What if the extension uses PyType_GetModuleByToken() whereas Py_tp_token is ignored? The function is likely to fail which is not the behavior expected by the extension (written for a Python version which understands Py_tp_token). It can lead to crashes if the extension doesn’t handle PyType_GetModuleByToken() failures.

If Py_tp_finalize is silently ignored, the extension may leak memory since the finalization code is ignored.

If Py_bf_getbuffer and Py_bf_releasebuffer are silently ignored by Python 3.10, the object doesn’t implement the buffer protocol and operations such as memoryview(obj) start failing.

Hum. It seems like it would be safer to treat all of these slots as “mandatory” by default, and only ignore them if they are marked with an explicit PySlot_OPTIONAL.

Ok, I’m convinced that treating all slots as mandatory by default is a sane behavior for backward and forward compatibility.

I changed my mind and I’m now a supporter of PEP 820 It took me a while but I now see the PEP 820 advantages: it enhances the backward compatibility and the stable ABI.

PEP 820 avoids the need to add new PyType_FromXXX() functions when new members/slots are added thanks to the ability to define some slots on the heap memory, and some others as static data. It helps with backward compatibility, before new functions were not available on old Python versions preventing to import the extension module.

PEP 820 enhances the backward compatibility by allowing to skip new slots on an old Python version using the PySlot_OPTIONAL flag. It’s useful for the stable ABI: a single binary works on multiple Python versions.
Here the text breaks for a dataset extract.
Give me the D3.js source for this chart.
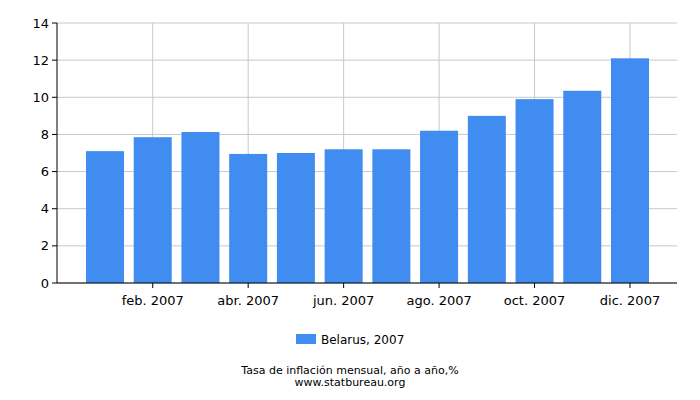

There are some other nice features, not really needed but good to have:

• Unique namespace for slot identifiers (instead of 2 before: type and module slots).
• Type safety: replace void* with an union.

Thank you!

Submitted to the SC: PEP 820 – PySlot: Unified slot system for the C API · Issue #337 · python/steering-council · GitHub

I’ve also added a section with some quotes from this thread.